__What to work on__: Restate each of the lines given below, word for word.

__Dataset extract__:
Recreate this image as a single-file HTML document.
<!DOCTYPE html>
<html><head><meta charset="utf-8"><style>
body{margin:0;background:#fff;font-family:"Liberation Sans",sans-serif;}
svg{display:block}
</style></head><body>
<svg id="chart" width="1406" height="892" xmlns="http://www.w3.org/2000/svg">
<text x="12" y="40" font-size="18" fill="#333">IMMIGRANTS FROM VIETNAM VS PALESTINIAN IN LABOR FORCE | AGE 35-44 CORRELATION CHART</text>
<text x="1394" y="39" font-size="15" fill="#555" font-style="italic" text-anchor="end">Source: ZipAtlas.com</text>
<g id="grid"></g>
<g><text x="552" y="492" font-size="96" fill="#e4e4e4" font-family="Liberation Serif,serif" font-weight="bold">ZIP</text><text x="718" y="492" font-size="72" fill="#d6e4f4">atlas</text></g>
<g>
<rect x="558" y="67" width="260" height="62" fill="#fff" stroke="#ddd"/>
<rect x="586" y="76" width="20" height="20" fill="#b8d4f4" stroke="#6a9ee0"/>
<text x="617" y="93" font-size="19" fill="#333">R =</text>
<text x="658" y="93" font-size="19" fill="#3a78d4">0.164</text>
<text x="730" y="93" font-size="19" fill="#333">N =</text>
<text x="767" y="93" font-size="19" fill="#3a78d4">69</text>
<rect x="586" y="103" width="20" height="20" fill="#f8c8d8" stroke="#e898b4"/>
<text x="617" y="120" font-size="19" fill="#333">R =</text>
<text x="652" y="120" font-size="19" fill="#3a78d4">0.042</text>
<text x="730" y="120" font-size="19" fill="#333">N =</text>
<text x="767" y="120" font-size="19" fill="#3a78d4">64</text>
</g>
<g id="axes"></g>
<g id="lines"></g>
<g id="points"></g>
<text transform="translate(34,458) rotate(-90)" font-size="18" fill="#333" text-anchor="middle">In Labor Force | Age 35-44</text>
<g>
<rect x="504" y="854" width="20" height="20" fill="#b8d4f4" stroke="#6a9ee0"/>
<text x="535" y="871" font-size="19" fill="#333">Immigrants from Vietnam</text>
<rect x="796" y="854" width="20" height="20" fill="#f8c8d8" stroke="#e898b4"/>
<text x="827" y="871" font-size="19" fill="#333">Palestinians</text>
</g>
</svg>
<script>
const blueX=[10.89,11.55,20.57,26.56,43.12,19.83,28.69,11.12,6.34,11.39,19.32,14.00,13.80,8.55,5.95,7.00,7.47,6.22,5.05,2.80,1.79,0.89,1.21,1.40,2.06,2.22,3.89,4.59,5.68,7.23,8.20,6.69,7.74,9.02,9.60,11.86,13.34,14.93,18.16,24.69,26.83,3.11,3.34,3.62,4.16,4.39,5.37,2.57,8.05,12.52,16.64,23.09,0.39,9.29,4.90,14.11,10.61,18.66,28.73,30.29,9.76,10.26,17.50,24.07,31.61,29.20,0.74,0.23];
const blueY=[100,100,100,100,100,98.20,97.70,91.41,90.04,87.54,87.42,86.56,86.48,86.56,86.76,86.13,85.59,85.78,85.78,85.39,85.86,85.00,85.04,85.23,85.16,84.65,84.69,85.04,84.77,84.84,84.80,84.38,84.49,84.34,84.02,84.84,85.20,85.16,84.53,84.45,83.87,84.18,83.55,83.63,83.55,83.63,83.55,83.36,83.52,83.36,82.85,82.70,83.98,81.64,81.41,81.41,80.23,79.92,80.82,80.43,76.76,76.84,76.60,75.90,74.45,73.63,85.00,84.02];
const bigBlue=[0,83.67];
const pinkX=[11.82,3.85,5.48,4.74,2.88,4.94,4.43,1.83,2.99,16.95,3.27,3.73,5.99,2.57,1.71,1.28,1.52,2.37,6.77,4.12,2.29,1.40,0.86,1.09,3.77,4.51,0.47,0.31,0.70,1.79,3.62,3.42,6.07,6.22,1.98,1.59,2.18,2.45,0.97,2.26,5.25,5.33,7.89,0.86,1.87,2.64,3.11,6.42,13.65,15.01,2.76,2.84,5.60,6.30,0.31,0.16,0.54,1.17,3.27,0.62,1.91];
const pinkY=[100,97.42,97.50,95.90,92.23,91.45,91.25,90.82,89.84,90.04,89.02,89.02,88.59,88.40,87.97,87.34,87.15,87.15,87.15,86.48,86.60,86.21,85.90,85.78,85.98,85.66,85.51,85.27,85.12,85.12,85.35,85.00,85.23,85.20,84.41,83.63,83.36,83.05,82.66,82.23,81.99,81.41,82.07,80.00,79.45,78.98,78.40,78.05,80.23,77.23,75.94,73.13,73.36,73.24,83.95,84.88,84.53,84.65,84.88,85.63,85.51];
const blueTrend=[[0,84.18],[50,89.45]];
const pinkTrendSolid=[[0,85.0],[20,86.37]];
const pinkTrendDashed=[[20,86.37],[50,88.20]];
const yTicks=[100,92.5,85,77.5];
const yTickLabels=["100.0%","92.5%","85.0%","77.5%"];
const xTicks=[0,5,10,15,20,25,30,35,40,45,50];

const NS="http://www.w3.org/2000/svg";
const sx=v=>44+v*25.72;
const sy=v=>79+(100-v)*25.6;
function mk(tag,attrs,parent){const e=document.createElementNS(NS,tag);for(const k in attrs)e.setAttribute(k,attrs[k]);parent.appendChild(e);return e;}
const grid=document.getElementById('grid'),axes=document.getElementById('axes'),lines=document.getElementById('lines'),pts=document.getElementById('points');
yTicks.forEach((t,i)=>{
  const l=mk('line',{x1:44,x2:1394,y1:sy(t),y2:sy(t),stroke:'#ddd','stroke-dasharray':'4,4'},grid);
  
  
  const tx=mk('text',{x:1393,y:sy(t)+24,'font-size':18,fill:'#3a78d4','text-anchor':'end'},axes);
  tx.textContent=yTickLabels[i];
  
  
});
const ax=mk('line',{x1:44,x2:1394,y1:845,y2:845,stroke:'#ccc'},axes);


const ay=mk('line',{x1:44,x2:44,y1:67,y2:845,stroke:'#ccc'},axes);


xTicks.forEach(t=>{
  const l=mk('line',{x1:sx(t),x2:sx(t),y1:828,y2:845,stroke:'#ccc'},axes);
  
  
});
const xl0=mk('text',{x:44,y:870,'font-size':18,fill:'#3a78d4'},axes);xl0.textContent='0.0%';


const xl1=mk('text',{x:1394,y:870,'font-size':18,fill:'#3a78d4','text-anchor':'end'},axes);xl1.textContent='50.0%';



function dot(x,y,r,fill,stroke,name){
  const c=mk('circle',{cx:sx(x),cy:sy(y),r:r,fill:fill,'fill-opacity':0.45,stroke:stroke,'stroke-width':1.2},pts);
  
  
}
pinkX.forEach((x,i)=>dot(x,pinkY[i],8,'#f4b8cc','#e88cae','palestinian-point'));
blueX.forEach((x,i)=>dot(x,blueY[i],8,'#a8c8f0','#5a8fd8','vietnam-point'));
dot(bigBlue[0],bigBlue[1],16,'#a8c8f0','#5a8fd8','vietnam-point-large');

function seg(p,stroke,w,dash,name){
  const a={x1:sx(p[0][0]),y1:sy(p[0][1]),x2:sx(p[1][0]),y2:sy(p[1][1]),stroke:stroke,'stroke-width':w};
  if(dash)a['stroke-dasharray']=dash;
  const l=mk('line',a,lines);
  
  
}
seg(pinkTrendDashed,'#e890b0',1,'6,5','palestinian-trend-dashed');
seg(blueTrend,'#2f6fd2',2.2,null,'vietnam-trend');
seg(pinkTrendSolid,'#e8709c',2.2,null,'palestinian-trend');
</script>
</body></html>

__Exercise output__:
Recreate this image as a single-file HTML document.
<!DOCTYPE html>
<html><head><meta charset="utf-8"><style>
body{margin:0;background:#fff;font-family:"Liberation Sans",sans-serif;}
svg{display:block}
</style></head><body>
<svg id="chart" width="1406" height="892" xmlns="http://www.w3.org/2000/svg">
<text x="12" y="40" font-size="18" fill="#333">IMMIGRANTS FROM VIETNAM VS PALESTINIAN IN LABOR FORCE | AGE 35-44 CORRELATION CHART</text>
<text x="1394" y="39" font-size="15" fill="#555" font-style="italic" text-anchor="end">Source: ZipAtlas.com</text>
<g id="grid"></g>
<g><text x="552" y="492" font-size="96" fill="#e4e4e4" font-family="Liberation Serif,serif" font-weight="bold">ZIP</text><text x="718" y="492" font-size="72" fill="#d6e4f4">atlas</text></g>
<g>
<rect x="558" y="67" width="260" height="62" fill="#fff" stroke="#ddd"/>
<rect x="586" y="76" width="20" height="20" fill="#b8d4f4" stroke="#6a9ee0"/>
<text x="617" y="93" font-size="19" fill="#333">R =</text>
<text x="658" y="93" font-size="19" fill="#3a78d4">0.164</text>
<text x="730" y="93" font-size="19" fill="#333">N =</text>
<text x="767" y="93" font-size="19" fill="#3a78d4">69</text>
<rect x="586" y="103" width="20" height="20" fill="#f8c8d8" stroke="#e898b4"/>
<text x="617" y="120" font-size="19" fill="#333">R =</text>
<text x="652" y="120" font-size="19" fill="#3a78d4">0.042</text>
<text x="730" y="120" font-size="19" fill="#333">N =</text>
<text x="767" y="120" font-size="19" fill="#3a78d4">64</text>
</g>
<g id="axes"></g>
<g id="lines"></g>
<g id="points"></g>
<text transform="translate(34,458) rotate(-90)" font-size="18" fill="#333" text-anchor="middle">In Labor Force | Age 35-44</text>
<g>
<rect x="504" y="854" width="20" height="20" fill="#b8d4f4" stroke="#6a9ee0"/>
<text x="535" y="871" font-size="19" fill="#333">Immigrants from Vietnam</text>
<rect x="796" y="854" width="20" height="20" fill="#f8c8d8" stroke="#e898b4"/>
<text x="827" y="871" font-size="19" fill="#333">Palestinians</text>
</g>
</svg>
<script>
const blueX=[10.89,11.55,20.57,26.56,43.12,19.83,28.69,11.12,6.34,11.39,19.32,14.00,13.80,8.55,5.95,7.00,7.47,6.22,5.05,2.80,1.79,0.89,1.21,1.40,2.06,2.22,3.89,4.59,5.68,7.23,8.20,6.69,7.74,9.02,9.60,11.86,13.34,14.93,18.16,24.69,26.83,3.11,3.34,3.62,4.16,4.39,5.37,2.57,8.05,12.52,16.64,23.09,0.39,9.29,4.90,14.11,10.61,18.66,28.73,30.29,9.76,10.26,17.50,24.07,31.61,29.20,0.74,0.23];
const blueY=[100,100,100,100,100,98.20,97.70,91.41,90.04,87.54,87.42,86.56,86.48,86.56,86.76,86.13,85.59,85.78,85.78,85.39,85.86,85.00,85.04,85.23,85.16,84.65,84.69,85.04,84.77,84.84,84.80,84.38,84.49,84.34,84.02,84.84,85.20,85.16,84.53,84.45,83.87,84.18,83.55,83.63,83.55,83.63,83.55,83.36,83.52,83.36,82.85,82.70,83.98,81.64,81.41,81.41,80.23,79.92,80.82,80.43,76.76,76.84,76.60,75.90,74.45,73.63,85.00,84.02];
const bigBlue=[0,83.67];
const pinkX=[11.82,3.85,5.48,4.74,2.88,4.94,4.43,1.83,2.99,16.95,3.27,3.73,5.99,2.57,1.71,1.28,1.52,2.37,6.77,4.12,2.29,1.40,0.86,1.09,3.77,4.51,0.47,0.31,0.70,1.79,3.62,3.42,6.07,6.22,1.98,1.59,2.18,2.45,0.97,2.26,5.25,5.33,7.89,0.86,1.87,2.64,3.11,6.42,13.65,15.01,2.76,2.84,5.60,6.30,0.31,0.16,0.54,1.17,3.27,0.62,1.91];
const pinkY=[100,97.42,97.50,95.90,92.23,91.45,91.25,90.82,89.84,90.04,89.02,89.02,88.59,88.40,87.97,87.34,87.15,87.15,87.15,86.48,86.60,86.21,85.90,85.78,85.98,85.66,85.51,85.27,85.12,85.12,85.35,85.00,85.23,85.20,84.41,83.63,83.36,83.05,82.66,82.23,81.99,81.41,82.07,80.00,79.45,78.98,78.40,78.05,80.23,77.23,75.94,73.13,73.36,73.24,83.95,84.88,84.53,84.65,84.88,85.63,85.51];
const blueTrend=[[0,84.18],[50,89.45]];
const pinkTrendSolid=[[0,85.0],[20,86.37]];
const pinkTrendDashed=[[20,86.37],[50,88.20]];
const yTicks=[100,92.5,85,77.5];
const yTickLabels=["100.0%","92.5%","85.0%","77.5%"];
const xTicks=[0,5,10,15,20,25,30,35,40,45,50];

const NS="http://www.w3.org/2000/svg";
const sx=v=>44+v*25.72;
const sy=v=>79+(100-v)*25.6;
function mk(tag,attrs,parent){const e=document.createElementNS(NS,tag);for(const k in attrs)e.setAttribute(k,attrs[k]);parent.appendChild(e);return e;}
const grid=document.getElementById('grid'),axes=document.getElementById('axes'),lines=document.getElementById('lines'),pts=document.getElementById('points');
yTicks.forEach((t,i)=>{
  const l=mk('line',{x1:44,x2:1394,y1:sy(t),y2:sy(t),stroke:'#ddd','stroke-dasharray':'4,4'},grid);
  
  
  const tx=mk('text',{x:1393,y:sy(t)+24,'font-size':18,fill:'#3a78d4','text-anchor':'end'},axes);
  tx.textContent=yTickLabels[i];
  
  
});
const ax=mk('line',{x1:44,x2:1394,y1:845,y2:845,stroke:'#ccc'},axes);


const ay=mk('line',{x1:44,x2:44,y1:67,y2:845,stroke:'#ccc'},axes);


xTicks.forEach(t=>{
  const l=mk('line',{x1:sx(t),x2:sx(t),y1:828,y2:845,stroke:'#ccc'},axes);
  
  
});
const xl0=mk('text',{x:44,y:870,'font-size':18,fill:'#3a78d4'},axes);xl0.textContent='0.0%';


const xl1=mk('text',{x:1394,y:870,'font-size':18,fill:'#3a78d4','text-anchor':'end'},axes);xl1.textContent='50.0%';



function dot(x,y,r,fill,stroke,name){
  const c=mk('circle',{cx:sx(x),cy:sy(y),r:r,fill:fill,'fill-opacity':0.45,stroke:stroke,'stroke-width':1.2},pts);
  
  
}
pinkX.forEach((x,i)=>dot(x,pinkY[i],8,'#f4b8cc','#e88cae','palestinian-point'));
blueX.forEach((x,i)=>dot(x,blueY[i],8,'#a8c8f0','#5a8fd8','vietnam-point'));
dot(bigBlue[0],bigBlue[1],16,'#a8c8f0','#5a8fd8','vietnam-point-large');

function seg(p,stroke,w,dash,name){
  const a={x1:sx(p[0][0]),y1:sy(p[0][1]),x2:sx(p[1][0]),y2:sy(p[1][1]),stroke:stroke,'stroke-width':w};
  if(dash)a['stroke-dasharray']=dash;
  const l=mk('line',a,lines);
  
  
}
seg(pinkTrendDashed,'#e890b0',1,'6,5','palestinian-trend-dashed');
seg(blueTrend,'#2f6fd2',2.2,null,'vietnam-trend');
seg(pinkTrendSolid,'#e8709c',2.2,null,'palestinian-trend');
</script>
</body></html>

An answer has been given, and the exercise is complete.